The star - known for demystifying cookery skills - had to be reprimanded for wearing short skirts while bending over to open bottles of wine at tables.

The national treasure had her first break in the food trade when she was a waitress at The Singing Chef restaurant in Paddington, London, in the 1960s.

Smith - who previously had a stint as a photographic swimwear model - admitted: "I used to have a mini-skirt on. If I did waitressing and I couldn't pull the cork out of the bottle, I would put it between my ankles like this - and I used to get told off because I had a mini skirt."

Smith returns to the restaurant for the series and is reunited with fellow staff and the then owner, chef Leo Evans.

"If it wasn't for this restaurant and if it wasn't for Leo I wouldn't have had a career at all,' she said.

The presenter also reveals how she was unaware one of her most widely seen creations was destined to end up on a well-known album sleeve.

Smith famously made the cake on the cover of the Rolling Stones album Let It Bleed and owns a framed image of the sleeve signed by frontman Mick Jagger.

She explains: "One morning I got a call from a photographer who said 'could you do Tuesday this week? I need a really gaudy cake - It's got to look really gaudy and horrible'.

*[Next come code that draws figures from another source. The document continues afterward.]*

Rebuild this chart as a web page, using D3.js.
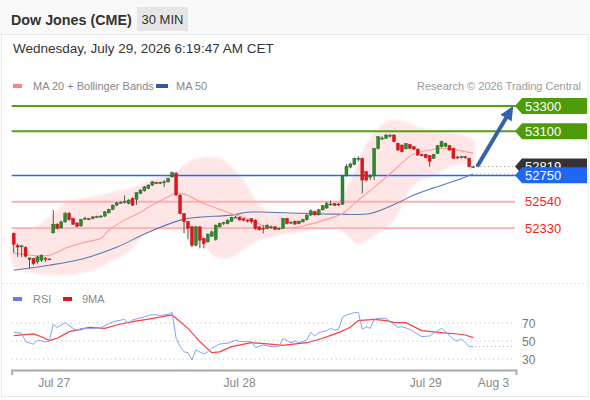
<!DOCTYPE html>
<html><head><meta charset="utf-8">
<script src="https://cdn.jsdelivr.net/npm/d3@7"></script>
<style>
html,body{margin:0;padding:0;background:#fff;}
svg{display:block;font-family:"Liberation Sans",Arial,sans-serif;}
</style></head><body>
<svg id="c" width="590" height="400"></svg>
<script>
// ---- candle data (30 min) ----
const openP=[52288,52192,52185,52177,52081,52089,52062,52076,52092,52086,52293,52362,52333,52380,52447,52407,52372,52348,52405,52405,52407,52418,52422,52426,52452,52479,52513,52531,52535,52526,52566,52560,52606,52627,52645,52672,52692,52688,52690,52698,52738,52765,52593,52447,52381,52341,52195,52341,52248,52222,52267,52240,52341,52370,52367,52385,52415,52418,52405,52394,52405,52394,52341,52330,52328,52341,52341,52325,52330,52407,52370,52386,52365,52380,52398,52434,52462,52436,52476,52490,52516,52526,52522,52520,52745,52815,52835,52880,52884,52778,52735,52745,52963,53040,53043,53062,53070,53003,52990,52960,52995,52977,52958,52915,52915,52905,52884,52924,52977,52980,52985,52964,52895,52889,52897,52884,52818];
const highP=[52295,52208,52195,52187,52097,52094,52110,52122,52102,52090,52473,52370,52390,52460,52460,52412,52375,52405,52420,52412,52428,52430,52434,52465,52485,52518,52539,52545,52592,52560,52575,52615,52640,52665,52680,52705,52700,52700,52712,52730,52780,52778,52600,52450,52390,52350,52350,52345,52255,52290,52310,52360,52375,52381,52400,52420,52428,52422,52410,52400,52410,52400,52345,52354,52360,52350,52345,52338,52412,52412,52385,52390,52392,52405,52440,52480,52468,52482,52515,52540,52550,52530,52530,52755,52840,52850,52890,52900,52890,52785,52760,52968,53060,53060,53075,53078,53075,53010,52995,53005,53000,52982,52962,52920,52920,52910,52920,52990,53025,53010,52990,52968,52905,52905,52905,52890,52825];
const lowP=[52134,52102,52102,52097,52010,52036,52049,52062,52062,52080,52288,52320,52325,52372,52390,52355,52336,52340,52394,52395,52400,52410,52415,52420,52447,52473,52505,52526,52526,52520,52505,52515,52600,52620,52640,52665,52680,52680,52658,52692,52730,52590,52440,52290,52240,52180,52185,52170,52170,52215,52260,52230,52335,52354,52360,52380,52410,52390,52385,52375,52367,52315,52310,52288,52320,52325,52315,52315,52325,52360,52365,52358,52360,52375,52390,52428,52430,52430,52470,52485,52510,52505,52508,52515,52740,52805,52830,52860,52606,52700,52712,52712,52955,53030,53038,53050,53010,52945,52930,52955,52960,52950,52905,52900,52885,52818,52880,52920,52970,52975,52945,52880,52880,52882,52880,52812,52810];
const closeP=[52203,52180,52190,52108,52094,52049,52102,52115,52088,52084,52362,52328,52380,52447,52399,52362,52346,52399,52410,52400,52420,52422,52426,52460,52479,52513,52531,52536,52541,52553,52513,52611,52632,52658,52672,52698,52688,52692,52698,52725,52770,52593,52447,52381,52330,52195,52341,52235,52208,52283,52301,52354,52367,52375,52394,52415,52418,52396,52394,52388,52381,52328,52318,52325,52354,52335,52322,52330,52407,52367,52378,52362,52386,52400,52434,52468,52436,52476,52510,52524,52522,52512,52514,52745,52820,52840,52884,52885,52712,52712,52745,52963,53056,53046,53070,53068,53017,52950,52937,53003,52964,52958,52910,52905,52889,52862,52915,52985,53017,53003,52950,52884,52889,52897,52889,52818,52819];

// ---- indicators (candle index, value) ----
const ma20Idx=[0,9,13,18,22,24,28,32,34,39,41,44,47,54,60,64,70,72,81,83,87,92,97,101,104,109,116];
const ma20Val=[52131,52115,52171,52219,52250,52314,52394,52457,52497,52579,52608,52590,52540,52457,52394,52338,52330,52340,52420,52447,52553,52680,52818,52920,52945,52964,52924];
const ma50Idx=[0,9,18,26,34,43,47,55,59,64,72,81,90,97,101,106,112,116];
const ma50Val=[51996,52036,52092,52179,52298,52402,52418,52434,52457,52457,52449,52442,52447,52532,52593,52650,52712,52760];
const bbUpIdx=[0,5,10,13,18,24,32,34,38,40,43,45,49,52,55,58,60,62,64,72,77,82,85,87,90,94,97,103,108,113,116];
const bbUpVal=[52314,52330,52449,52529,52569,52608,52672,52704,52751,52760,52831,52871,52895,52887,52815,52712,52608,52513,52473,52457,52489,52553,52712,52871,53046,53173,53189,53125,53101,53070,53030];
const bbLoIdx=[0,5,13,20,24,29,32,34,38,41,43,45,49,51,54,56,59,62,65,70,72,81,85,87,92,96,100,103,106,110,116];
const bbLoVal=[52020,51972,51956,51996,52060,52139,52251,52290,52330,52330,52298,52235,52155,52100,52092,52115,52179,52235,52259,52290,52298,52338,52251,52203,52290,52394,52632,52712,52744,52815,52871];

const rsiIdx=[0,2,3,5,6,8,9,10,11,13,15,16,17,20,22,24,25,28,29,30,33,35,37,39,40,41,42,43,44,45,46,48,49,50,52,54,56,57,60,61,63,65,67,68,70,71,72,74,75,76,77,79,80,81,82,83,84,86,87,88,89,90,91,92,94,95,97,98,100,101,103,105,106,108,109,111,112,113,114,115,116];
const rsiVal=[59.7,58.5,49.3,46.3,51,49,50,68.5,65,70.3,64,61.5,64,64,64.8,69,71.5,74,69.6,73.3,77,79.3,78.5,79.6,81.8,53,44,38,37,28.9,40,35.6,38,41.9,46.7,47.4,51,49.3,49.3,42.6,45.6,43.7,43.7,53,48.1,50,48.1,51,59.7,55.6,59.3,61.5,64,62.2,63,76.3,78.9,81.5,81.9,63,65.9,64,74,75.2,75.2,71.5,65.2,65.9,63,60.4,54.8,55.6,58.5,64,60.4,51.9,50,52.6,48.1,43.7,43.7];
const ma9Idx=[0,5,7,9,11,14,17,19,23,26,30,34,40,44,47,50,52,55,60,64,68,70,74,78,82,85,87,91,94,96,99,103,108,112,114,116];
const ma9Val=[55.9,57.8,54.8,50.4,53,60.4,63,65.2,64,67.8,71.5,74.4,78.9,64,49.3,37,38,43.7,48.1,46.7,45.2,46.3,48.1,53,59.3,65.2,72.6,74,72.6,70.7,70.4,61.5,59.3,57.8,56.7,53.7];

// ---- levels & ticks ----
const resLevels=[53300,53100];
const pivotLevel=52750;
const supLevels=[52540,52330];
const rsiTicks=[70,50,30];
const tickIdx=[10.1,56.9,103.9,121];
const tickLbl=["Jul 27","Jul 28","Jul 29","Aug 3"];
const targetIdx=126.1;

const svg=d3.select('#c');
const x=d3.scaleLinear().domain([-0.5,126.8]).range([11.7,516]);
const y=d3.scaleLinear().domain([52330,53300]).range([228.2,106]);
const yr=d3.scaleLinear().domain([30,70]).range([359,323]);
const X0=x.range()[0], X1=x.range()[1];

// background & frame
svg.append('rect').attr('x',0).attr('y',0).attr('width',590).attr('height',400).attr('fill','#fff');
svg.append('rect').attr('x',0).attr('y',0).attr('width',590).attr('height',34).attr('fill','#f9f9f9');
svg.append('line').attr('x1',0).attr('x2',590).attr('y1',34.5).attr('y2',34.5).attr('stroke','#ececec');
svg.append('rect').attr('x',1.5).attr('y',34.5).attr('width',586.5).attr('height',362).attr('fill','none').attr('stroke','#e8e8e8');

// header
svg.append('text').attr('x',11).attr('y',25).attr('font-size',14.3).attr('font-weight','bold').attr('fill','#333').text('Dow Jones (CME)');
svg.append('rect').attr('x',137).attr('y',7).attr('width',51).attr('height',24).attr('fill','#e6e6e6');
svg.append('text').attr('x',162.5).attr('y',24).attr('text-anchor','middle').attr('font-size',13).attr('fill','#333').text('30 MIN');
svg.append('text').attr('x',13).attr('y',53).attr('font-size',13.5).attr('fill','#333').text('Wednesday, July 29, 2026 6:19:47 AM CET');

// legend
svg.append('rect').attr('x',13).attr('y',84).attr('width',9).attr('height',4).attr('fill','#ff8080');
svg.append('text').attr('x',33).attr('y',90).attr('font-size',11).attr('fill','#888').text('MA 20 + Bollinger Bands');
svg.append('rect').attr('x',156).attr('y',84).attr('width',12).attr('height',4).attr('fill','#33599a');
svg.append('text').attr('x',176).attr('y',90).attr('font-size',11).attr('fill','#888').text('MA 50');
svg.append('text').attr('x',581).attr('y',90).attr('text-anchor','end').attr('font-size',11).attr('fill','#9a9a9a').text('Research \u00a9 2026 Trading Central');

// bollinger band (soft)
const defs=svg.append('defs');
defs.append('filter').attr('id','soft').attr('x','-10%').attr('y','-10%').attr('width','120%').attr('height','120%')
  .append('feGaussianBlur').attr('stdDeviation',1.2);
const bandPts=bbUpIdx.map((d,i)=>[x(d),y(bbUpVal[i])]).concat(bbLoIdx.map((d,i)=>[x(d),y(bbLoVal[i])]).reverse());
svg.append('path').attr('d',d3.line().curve(d3.curveCatmullRomClosed.alpha(0.5))(bandPts))
  .attr('fill','#fee6e6').attr('filter','url(#soft)');

// support lines
supLevels.forEach(v=>{
  svg.append('line').attr('x1',X0).attr('x2',X1-1).attr('y1',y(v)).attr('y2',y(v)).attr('stroke','#ffaeae').attr('stroke-width',1.8);
  svg.append('text').attr('x',525).attr('y',y(v)+4.5).attr('font-size',13).attr('fill','#ff2020').text(v);
});
// resistance lines
resLevels.forEach(v=>{
  svg.append('line').attr('x1',X0).attr('x2',X1).attr('y1',y(v)).attr('y2',y(v)).attr('stroke','#55a20f').attr('stroke-width',2);
});
// pivot line
const py0=Math.round(y(pivotLevel))+0.5;
svg.append('line').attr('x1',X0).attr('x2',X1).attr('y1',py0).attr('y2',py0).attr('stroke','#1f6bff').attr('stroke-width',1.3);

// MA lines
const line=d3.line().curve(d3.curveCatmullRom.alpha(0.5));
svg.append('path').attr('d',line(ma50Idx.map((d,i)=>[x(d),y(ma50Val[i])]))).attr('fill','none').attr('stroke','#5a7bb0').attr('stroke-width',1.1);
svg.append('path').attr('d',line(ma20Idx.map((d,i)=>[x(d),y(ma20Val[i])]))).attr('fill','none').attr('stroke','#ff9c9c').attr('stroke-width',1.1);

// dotted extensions
const last=closeP.length-1;
svg.append('line').attr('x1',x(last)+3).attr('x2',X1).attr('y1',y(closeP[last])).attr('y2',y(closeP[last])).attr('stroke','#888').attr('stroke-dasharray','1,3');
svg.append('line').attr('x1',x(last)+3).attr('x2',X1).attr('y1',y(ma50Val[ma50Val.length-1])).attr('y2',y(ma50Val[ma50Val.length-1])).attr('stroke','#999').attr('stroke-dasharray','1,3');

// candles
const cw=3;
const cg=svg.append('g');
closeP.forEach((c,i)=>{
  const o=openP[i], up=c>=o;
  const col=up?'#2e8a2e':'#e3141c';
  cg.append('line').attr('x1',x(i)).attr('x2',x(i)).attr('y1',y(highP[i])).attr('y2',y(lowP[i])).attr('stroke','#555').attr('stroke-width',1);
  const t=y(Math.max(o,c)), b=y(Math.min(o,c));
  cg.append('rect').attr('x',x(i)-cw/2).attr('y',t).attr('width',cw).attr('height',Math.max(1,b-t)).attr('fill',col).attr('stroke',up?'#1f5e1f':'#b80f15').attr('stroke-width',0.4);
});

// arrow
const ax0=x(last+1), ay0=y(closeP[last]), ax1=x(targetIdx), ay1=y(resLevels[0]);
const dx=ax1-ax0, dy=ay1-ay0, L=Math.hypot(dx,dy), ux=dx/L, uy=dy/L, px=-uy, py=ux;
const hl=14, hw=6.5;
const bx=ax1-ux*hl, by=ay1-uy*hl;
svg.append('line').attr('x1',ax0).attr('y1',ay0).attr('x2',bx+ux*2).attr('y2',by+uy*2).attr('stroke','#3461a8').attr('stroke-width',4);
svg.append('path').attr('d',`M${ax1},${ay1}L${bx+px*hw},${by+py*hw}L${bx-px*hw},${by-py*hw}Z`).attr('fill','#3461a8');

// tags
function tag(v,fill,yc){
  const x0=515, x1=587, h=8;
  svg.append('path').attr('d',`M${x0},${yc}L${x0+7},${yc-h}L${x1},${yc-h}L${x1},${yc+h}L${x0+7},${yc+h}Z`).attr('fill',fill);
  svg.append('text').attr('x',525).attr('y',yc+4.6).attr('font-size',13).attr('fill','#fff').text(v);
}
resLevels.forEach(v=>tag(v,'#4e9c0a',y(v)));
tag(closeP[last],'#333333',y(closeP[last]));
tag(pivotLevel,'#1f66f5',y(pivotLevel));

// separator
svg.append('line').attr('x1',2).attr('x2',587).attr('y1',283.5).attr('y2',283.5).attr('stroke','#e6e6e6').attr('stroke-dasharray','2,2');

// RSI legend
svg.append('rect').attr('x',13).attr('y',297).attr('width',9).attr('height',4).attr('fill','#5d7fe8');
svg.append('text').attr('x',33).attr('y',303).attr('font-size',11).attr('fill','#888').text('RSI');
svg.append('rect').attr('x',63).attr('y',297).attr('width',9).attr('height',4).attr('fill','#ee1111');
svg.append('text').attr('x',82).attr('y',303).attr('font-size',11).attr('fill','#888').text('9MA');

// RSI grid
rsiTicks.forEach(v=>{
  svg.append('line').attr('x1',X0).attr('x2',X1-2).attr('y1',yr(v)).attr('y2',yr(v)).attr('stroke','#b5b5b5').attr('stroke-dasharray','1,3.5');
  svg.append('text').attr('x',522).attr('y',yr(v)+4.5).attr('font-size',12).attr('fill','#777').text(v);
});
const rl=d3.line().curve(d3.curveLinear);
svg.append('path').attr('d',rl(ma9Idx.map((d,i)=>[x(d),yr(ma9Val[i])]))).attr('fill','none').attr('stroke','#ff3b3b').attr('stroke-width',1.2);
svg.append('path').attr('d',rl(rsiIdx.map((d,i)=>[x(d),yr(rsiVal[i])]))).attr('fill','none').attr('stroke','#86a2f0').attr('stroke-width',1);
svg.append('line').attr('x1',x(last)+2).attr('x2',X1-2).attr('y1',yr(rsiVal[rsiVal.length-1])).attr('y2',yr(rsiVal[rsiVal.length-1])).attr('stroke','#86a2f0').attr('stroke-dasharray','1,3');

// x axis
const ag=svg.append('g').attr('transform','translate(0,370)')
  .call(d3.axisBottom(x).tickValues(tickIdx).tickFormat((d,i)=>tickLbl[i]).tickSizeInner(0).tickSizeOuter(5).tickPadding(8));
ag.select('.domain').attr('stroke','#aaa').attr('stroke-width',2);
ag.selectAll('text').attr('font-size',12).attr('fill','#888').attr('font-family','"Liberation Sans",Arial,sans-serif');
</script>
</body></html>
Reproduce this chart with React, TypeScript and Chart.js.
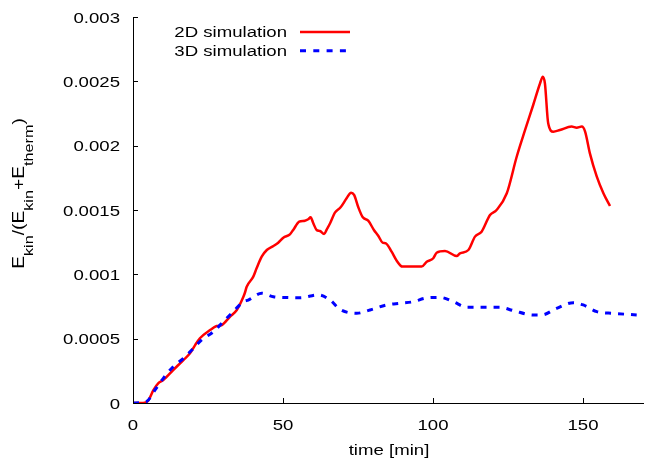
import React, { useEffect, useRef } from "react";
import { Chart, registerables } from "chart.js";

Chart.register(...registerables);

// [time (min), Ekin/(Ekin+Etherm)]
const series2D: [number, number][] = [
  [0, 0], [3.4, 0], [5.1, 0.00002], [6.8, 0.0001], [8.4, 0.000153], [10.1, 0.000179],
  [13.4, 0.000256], [16.8, 0.000334], [19, 0.000386], [20.7, 0.00045], [22.3, 0.000503],
  [25.7, 0.000567], [27.9, 0.000598], [29.6, 0.000606], [32.3, 0.00067], [34.6, 0.000723],
  [36.8, 0.000826], [37.3, 0.000857], [37.9, 0.000904], [40.1, 0.000982], [41.2, 0.001047],
  [42.9, 0.001137], [44.6, 0.001189], [46.8, 0.00122], [48.4, 0.001246], [50.1, 0.001285],
  [52.3, 0.001311], [53.4, 0.001345], [55.4, 0.001409], [57.3, 0.001417], [58.4, 0.001428],
  [59.2, 0.001443], [60.1, 0.001397], [61.2, 0.001345], [62.3, 0.001337], [63.7, 0.001313],
  [64.6, 0.00135], [65.7, 0.001397], [67.3, 0.001479], [69.2, 0.001521], [71.2, 0.001591],
  [72.7, 0.001635], [73.7, 0.001617], [75.1, 0.001521], [76.6, 0.001443], [78.4, 0.001417],
  [80.3, 0.001345], [81.8, 0.001298], [83.2, 0.001246], [84.3, 0.001241], [86.2, 0.001176],
  [87.9, 0.001106], [89.8, 0.00106], [96.2, 0.00106], [97.9, 0.001098], [100.1, 0.001125],
  [101.2, 0.001168], [104, 0.001181], [107.9, 0.001142], [109, 0.001163], [111.8, 0.001189],
  [114, 0.001293], [116.2, 0.001331], [119, 0.001461], [121.2, 0.0015], [124.6, 0.00163],
  [127.9, 0.001914], [130.7, 0.002122], [133.4, 0.002316], [135.7, 0.002485], [136.6, 0.002536],
  [137.3, 0.002485], [138.4, 0.002174], [140.1, 0.002109], [142.3, 0.002122], [146.2, 0.002148],
  [147.9, 0.00214], [149.6, 0.002148], [150.7, 0.002109], [152.3, 0.00194], [154.6, 0.001759],
  [156.8, 0.00163], [159, 0.001531],
];

const series3D: [number, number][] = [
  [0, 0], [4.4, 0.00001], [7.3, 0.0001], [10.1, 0.000192], [13.4, 0.000282], [16.8, 0.000347],
  [19.6, 0.000412], [22.9, 0.00049], [26.8, 0.000554], [30.1, 0.000632], [33.4, 0.00071],
  [36.8, 0.000787], [38.4, 0.0008], [42.9, 0.000853], [46.8, 0.000826], [51.2, 0.00082],
  [55.7, 0.000818], [61.8, 0.00084], [65.7, 0.0008], [69, 0.000728], [74.6, 0.000697],
  [79, 0.000723], [84.6, 0.000762], [89, 0.000775], [93.4, 0.000787], [97.3, 0.000814],
  [102.3, 0.000821], [106.8, 0.000787], [111.2, 0.000744], [117.9, 0.000744], [122.3, 0.000744],
  [126.8, 0.000718], [133.4, 0.000684], [136.2, 0.000684], [141.2, 0.000736], [146.8, 0.00078],
  [150.1, 0.000762], [154.6, 0.00071], [160.1, 0.000697], [167.9, 0.000684],
];

const seriesNames = ["2D simulation", "3D simulation"];
const xTicks = [0, 50, 100, 150];
const xMin = 0;
const xMax = 170;
const yTicks = [0, 0.0005, 0.001, 0.0015, 0.002, 0.0025, 0.003];
const yTickLabels = ["0", "0.0005", "0.001", "0.0015", "0.002", "0.0025", "0.003"];
const xTitle = "time [min]";
const FONT = "'Liberation Sans', Arial, sans-serif";
const SIZE = 15.5;
const STRETCH = 1.2;

function stretchedText(
  ctx: CanvasRenderingContext2D,
  text: string,
  x: number,
  y: number,
  align: CanvasTextAlign,
  size = SIZE,
) {
  ctx.save();
  ctx.font = `${size}px ${FONT}`;
  ctx.textAlign = align;
  ctx.textBaseline = "alphabetic";
  ctx.translate(x, y);
  ctx.scale(STRETCH, 1);
  ctx.fillText(text, 0, 0);
  ctx.restore();
}

const decorPlugin = {
  id: "decor",
  afterDraw(chart: any) {
    const ctx = chart.ctx as CanvasRenderingContext2D;
    const xs = chart.scales.x;
    const ys = chart.scales.y;
    const area = chart.chartArea;
    ctx.save();
    // inner ticks
    ctx.strokeStyle = "#000";
    ctx.lineWidth = 1;
    ctx.beginPath();
    for (const v of yTicks) {
      const y = Math.round(ys.getPixelForValue(v)) + 0.5;
      ctx.moveTo(area.left, y);
      ctx.lineTo(area.left + 5, y);
    }
    for (const v of xTicks) {
      const x = Math.round(xs.getPixelForValue(v)) + 0.5;
      ctx.moveTo(x, area.bottom);
      ctx.lineTo(x, area.bottom - 5);
    }
    ctx.stroke();

    ctx.fillStyle = "#000";
    // tick labels
    yTicks.forEach((v, i) => {
      const y = ys.getPixelForValue(v);
      stretchedText(ctx, yTickLabels[i], area.left - 13, y + 0.358 * SIZE, "right");
    });
    xTicks.forEach((v) => {
      const x = xs.getPixelForValue(v);
      stretchedText(ctx, String(v), x, 429.5, "center");
    });

    // legend
    const legendText = [37, 55.5];
    const legendLine = [32, 50.7];
    const colors = ["#ff0000", "#0000ff"];
    seriesNames.forEach((name, i) => {
      ctx.fillStyle = "#000";
      stretchedText(ctx, name, 287, legendText[i], "right");
      ctx.beginPath();
      ctx.strokeStyle = colors[i];
      ctx.lineWidth = i === 0 ? 2.5 : 3;
      ctx.setLineDash(i === 0 ? [] : [6, 7.3]);
      ctx.moveTo(300, legendLine[i]);
      ctx.lineTo(350, legendLine[i]);
      ctx.stroke();
    });
    ctx.setLineDash([]);

    // x title
    ctx.fillStyle = "#000";
    stretchedText(ctx, xTitle, 389, 454.5, "center");

    // y title with subscripts
    const parts: [string, boolean][] = [
      ["E", false], ["kin", true], ["/(E", false], ["kin", true], ["+E", false], ["therm", true], [")", false],
    ];
    const big = `16px ${FONT}`;
    const small = `13.5px ${FONT}`;
    let total = 0;
    for (const [t, sub] of parts) {
      ctx.font = sub ? small : big;
      total += ctx.measureText(t).width;
    }
    ctx.translate(0, 193.5);
    ctx.rotate(-Math.PI / 2);
    ctx.scale(STRETCH, 1);
    ctx.textAlign = "left";
    ctx.textBaseline = "alphabetic";
    let x = -total / 2;
    for (const [t, sub] of parts) {
      ctx.font = sub ? small : big;
      ctx.fillText(t, x, sub ? 32.5 : 24);
      x += ctx.measureText(t).width;
    }
    ctx.restore();
  },
};

export default function App() {
  const ref = useRef<HTMLCanvasElement>(null);
  useEffect(() => {
    if (!ref.current) return;
    const chart = new Chart(ref.current, {
      type: "line",
      data: {
        datasets: [
          {
            label: seriesNames[0],
            data: series2D.map(([x, y]) => ({ x, y })),
            borderColor: "#ff0000",
            borderWidth: 2.5,
            pointRadius: 0,
            cubicInterpolationMode: "monotone",
            fill: false,
            order: 1,
          },
          {
            label: seriesNames[1],
            data: series3D.map(([x, y]) => ({ x, y })),
            borderColor: "#0000ff",
            borderWidth: 3,
            borderDash: [6, 7],
            pointRadius: 0,
            cubicInterpolationMode: "monotone",
            fill: false,
            order: 0,
          },
        ],
      },
      options: {
        responsive: false,
        animation: false,
        events: [],
        layout: { padding: { top: 17, right: 7, left: 0, bottom: 0 } },
        plugins: { legend: { display: false }, tooltip: { enabled: false } },
        scales: {
          x: {
            type: "linear",
            min: xMin,
            max: xMax,
            grid: { display: false, drawTicks: false },
            border: { display: true, color: "#000", width: 1 },
            afterBuildTicks: (axis: any) => {
              axis.ticks = xTicks.map((v) => ({ value: v }));
            },
            afterFit: (axis: any) => {
              axis.height = 55;
              axis.paddingLeft = 0;
              axis.paddingRight = 0;
            },
            ticks: { display: false },
          },
          y: {
            type: "linear",
            min: yTicks[0],
            max: yTicks[yTicks.length - 1],
            grid: { display: false, drawTicks: false },
            border: { display: true, color: "#000", width: 1 },
            afterBuildTicks: (axis: any) => {
              axis.ticks = yTicks.map((v) => ({ value: v }));
            },
            afterFit: (axis: any) => {
              axis.width = 133;
              axis.paddingTop = 0;
              axis.paddingBottom = 0;
            },
            ticks: { display: false },
          },
        },
      },
      plugins: [decorPlugin],
    } as any);
    return () => chart.destroy();
  }, []);
  return (
    <div style={{ position: "fixed", left: 0, top: 0, width: 650, height: 458, background: "#fff" }}>
      <canvas ref={ref} width={650} height={458} style={{ width: 650, height: 458, display: "block" }} />
    </div>
  );
}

"So I went along with my gaudy cake and I didn't know until I actually got to the studio that it was the cover of a Stones album.'

She said she was delighted by the commission: "I was a huge Stones fan. I went to see them live when they were in concert. I had all their albums - I still have got them.'


t Delia was born in 1941 in Surrey and left school with no qualifications. She worked as a hairdresser, shop assistant and in a travel agency

t Aged 21, she worked in The Singing Chef in Paddington as a washer-up. She began reading cookery books in the Reading Room at the British Museum and tried them out on the family she was living with at the time.

t In 1969 she was taken on as cookery writer for the Daily Mirror's new magazine. Her first piece featured kipper pate, beef in beer and cheesecake. She soon married Michael Wynn-Jones, the magazine's deputy editor.

t In 1972, she started to write for the Evening Standard. She also wrote for the Radio Times and was the resident cook for Look East in the early 1970s.

t Delia hosted a popular television show, Family Fare, from 1973 to 1975. Her first televised cookery course, Delia's Cookery Course in the late 1970s, led to three books with the same name - and Delia was on her way to stardom.